En effet, à l’heure où la situation économique en Europe est grave, il est très maladroit de faire référence à une période marquée par l’hostilité franco-allemande. Et ce d’autant plus que le gouvernement allemand actuel n’est sans doute pas mû par une volonté de domination ; à l’inverse, le fait que l’Allemagne soit économiquement en position de force peut générer l’hostilité…
Bref, ce pavé dans la marre n’a pas manqué de faire violemment réagir les twitteurs et blogueurs de gauche, quitte à se lancer dans un concours de “qui est le plus germanophobe” !
Et voilà, une nouvelle polémique lancée.
Ce qui amusant dans cette polémique en période électorale où l’on fait feu de tout bois, c’est que finalement l’accusation de “germanophobie” est de bonne guerre de la part de la droite. Car mes amis de gauche ont la mémoire courte, eux qui crient à la xénophobie pour un oui ou un non. Encore récemment, pour soutenir le principe du vote des étrangers non-européens aux élections locales, Sarkofrance n’a pas hésité à qualifier le refus de ce principe de “xénophobe” ! On croit rêver ! [Mais ceci est un autre sujet qui mériterait un billet à part.]
On retrouve peu ou prou la même situation d’arroseurs arrosés au sujet du protectionnisme ou de la critique de la mondialisation. Maintenant que Marine Le Pen se pique de ces questions économiques, certains n’hésitent pas à mettre dans le même sac les “populistes” de droite et de gauche qui osent critiquer les idées reçues en la matière. Au grand dam – et à juste titre – de nos amis de gauche qui refusent cette assimilation et crient à la reductio ad hitlerum, au point Godwin… Eux qui il n’y a pas si longtemps avaient inventé le terme de “lepénisation des esprits” ou qui n’hésitaient – n’hésitent ? – pas à traiter de fascistes leurs adversaires. Technique rhétorique classique qui consiste à essayer de pétrifier l’adversaire en l’accusant du pire, pour couper court au débat, sans jamais discuter vraiment du fond. Drôle de conception de la liberté d’expression. C’est comme ça que bon nombre de sujets sont devenus tabous d’ailleurs…
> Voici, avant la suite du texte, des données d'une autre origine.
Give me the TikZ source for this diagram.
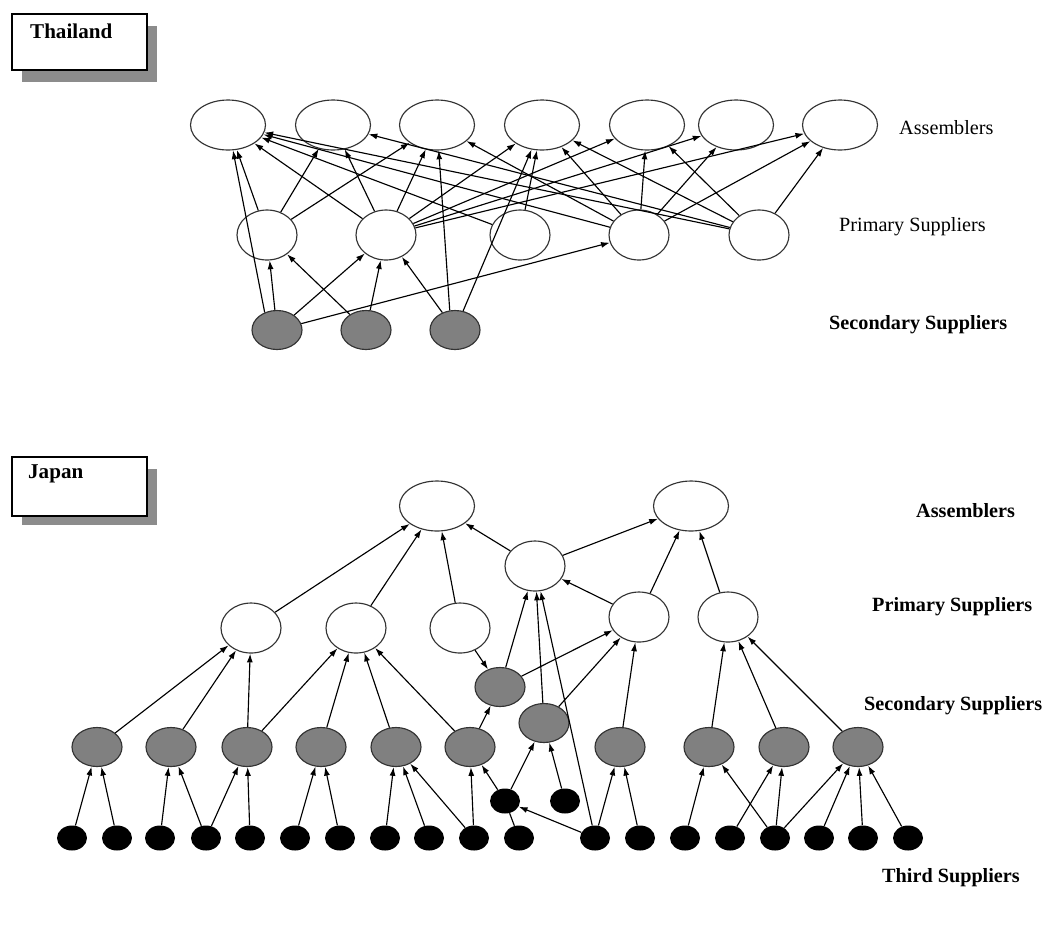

Un peu dans la même veine, les intégristes catholiques se sont empressés, à propos d’un spectacle qu’ils jugeaient blasphématoire, de parler de “christianophobie”, terme miroir de celui d’”islamophobie” qui ces temps-ci fait florès à gauche pour dénoncer une discrimination et/ou une hostilité vis-à-vis des musulmans. Le hic, c’est que ce faisant, les gens de gauche promeuvent un mot utilisé à l’identique par les intégristes musulmans, mais dans un autre sens, beaucoup plus large, de toute critique de la religion. L’histoire de ce mot, apparu la 1ère fois lors de la révolution islamique en Iran, est édifiante : il s’agissait là aussi en utilisant le suffixe -phobe de disqualifier les adversaires du nouveau régime, “à commencer par les féministes et les musulmans libéraux”, comme le disait déjà Fourest en 2003.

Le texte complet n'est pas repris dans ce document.